Ni populismo complaciente democratizador, ni populismo excluyente militarista y depredador que ha arruinado la república, ambos impulsados por un modelo económico rentista, son el camino para superar la crisis. Dejemos los eufemismos. Las fuerzas democráticas no son meramente opositoras; deben unirse en el propósito común de sacudir la opresión y la barbarie de un régimen que pretende normalizar el horror y hacer claudicar la dignidad de las personas. Negociaciones sí, entre quienes sostienen relaciones asimétricas, para lograr equilibrio mediante facilitadores; no diálogos, porque si no se desarrolla entre iguales no puede tener éxito con quienes nos degradan.
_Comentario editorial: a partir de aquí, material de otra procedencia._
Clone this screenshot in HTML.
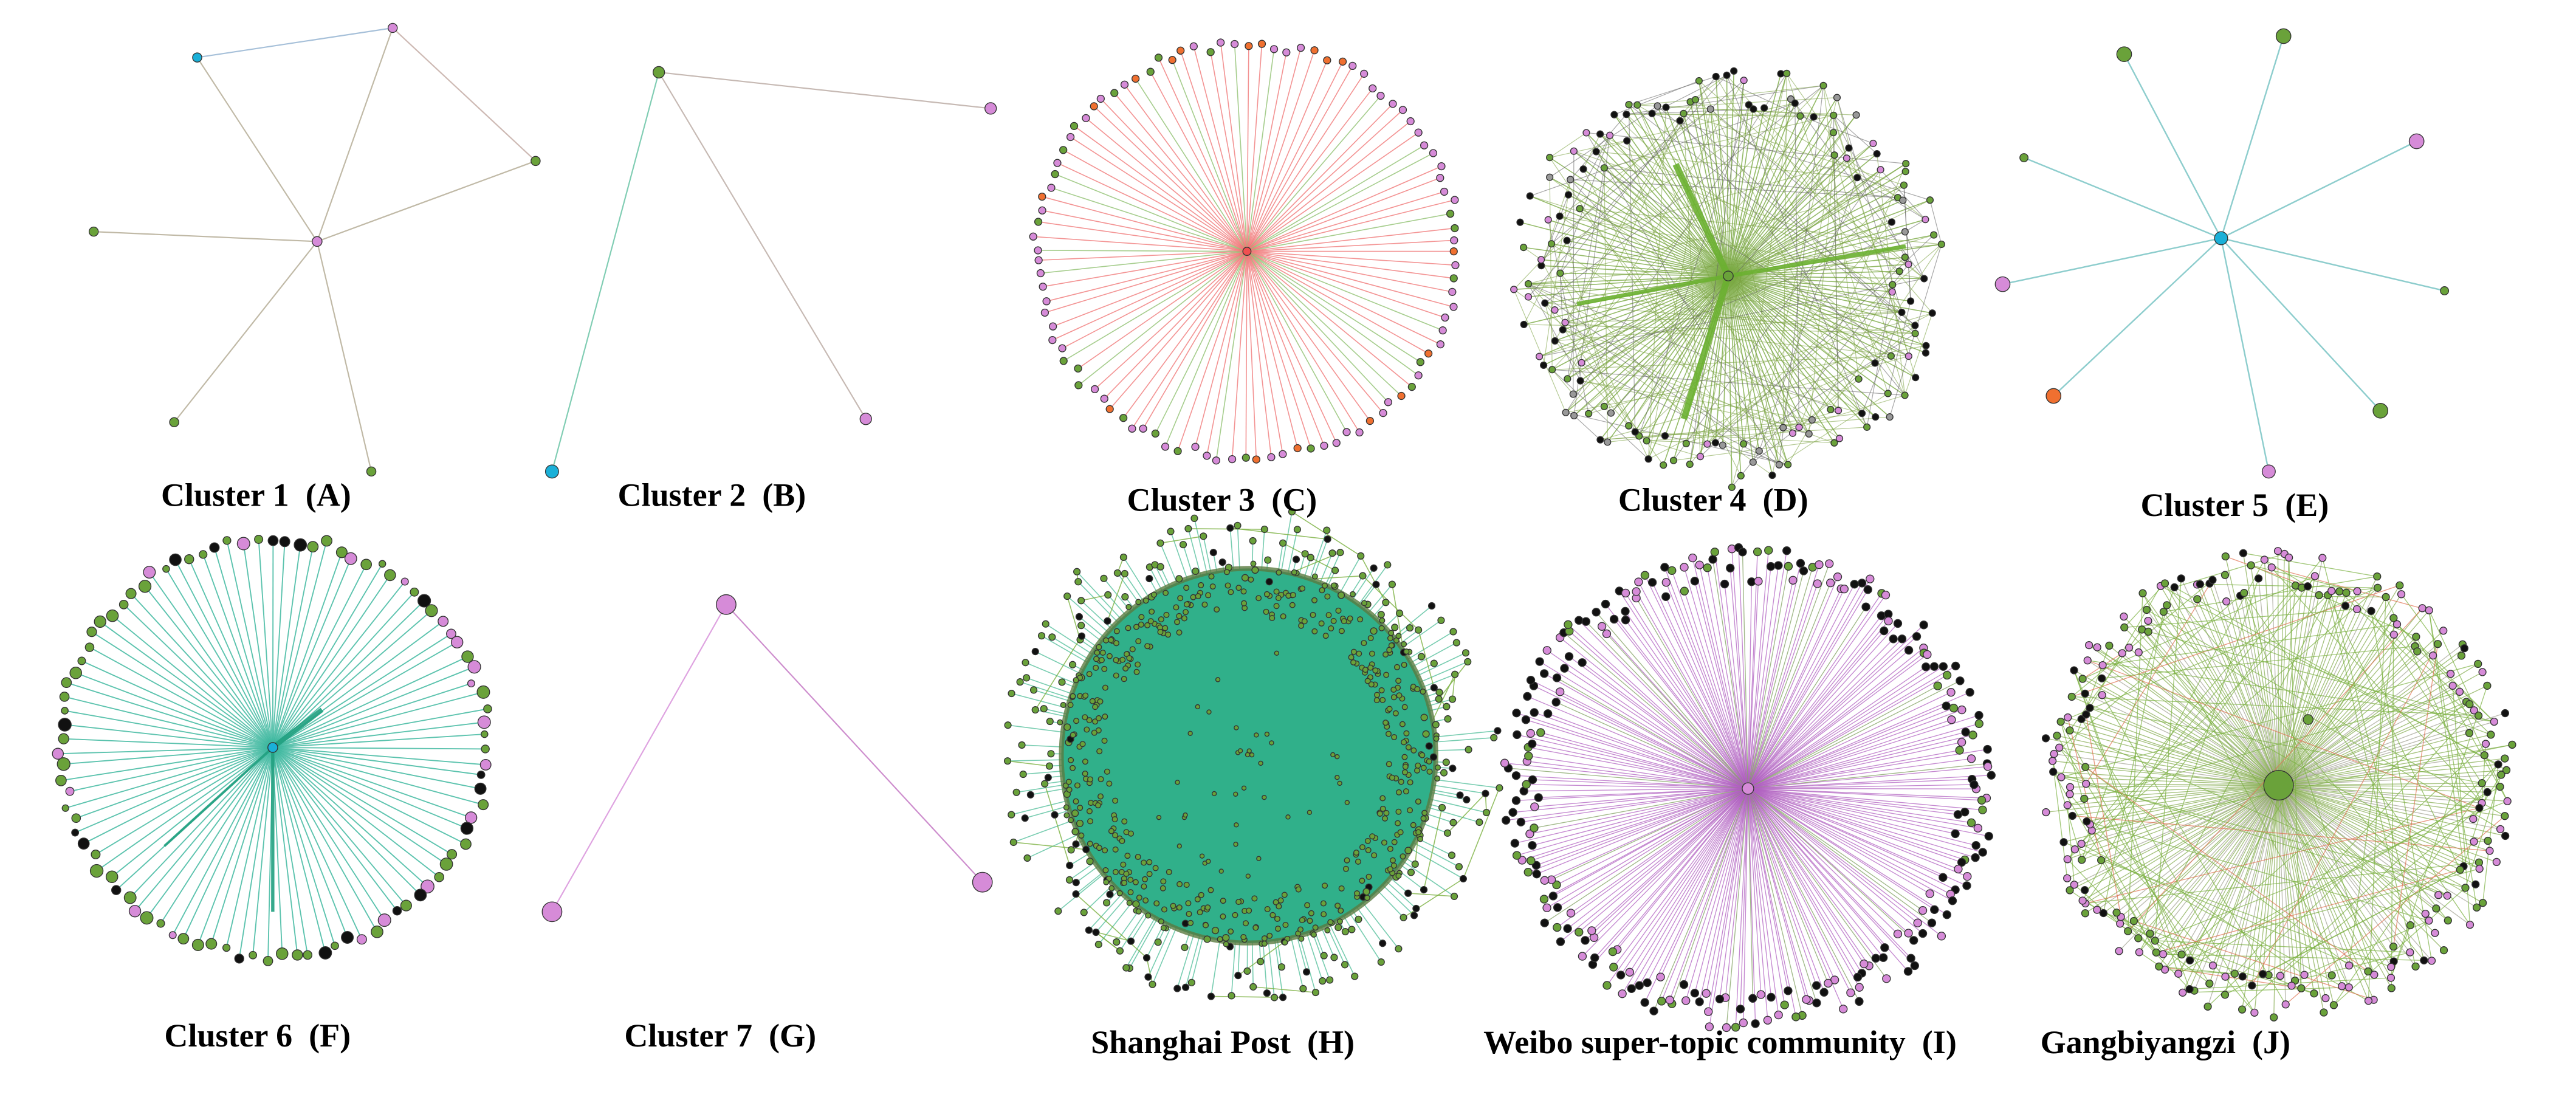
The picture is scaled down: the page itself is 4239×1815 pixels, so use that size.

Elecciones sí, pero no una farsa electoral, que han anunciado algunos de los personeros del régimen de facto venezolano, Maduro el primero y segundo el que da golpes de mazo a la democracia decente a la que aspiramos cuando dicen: “De aquí no nos sacan ni con votos”. Eliminar sanciones, no de quienes han cometido crímenes de lesa humanidad, han violado brutal y sistemáticamente los derechos humanos, han saqueado el tesoro público, han sido vinculados con el narcotráfico o se han hecho elegir tramposamente, como el mismo Maduro, que anuncia elecciones libres si le quitan las sanciones. Lo cual revela, en palabras del periodista Francisco Olivares, que “poner como condición para aceptar unas elecciones libres en Venezuela eliminar las sanciones internacionales, es admitir que no hay elecciones libres ni independencia en el poder electoral”. Es mostrar que Maduro no respeta la democracia, que no gobierna con separación de los poderes públicos, sino que los domina, y que no cree en negociaciones sino en coaccionar mediante el chantaje.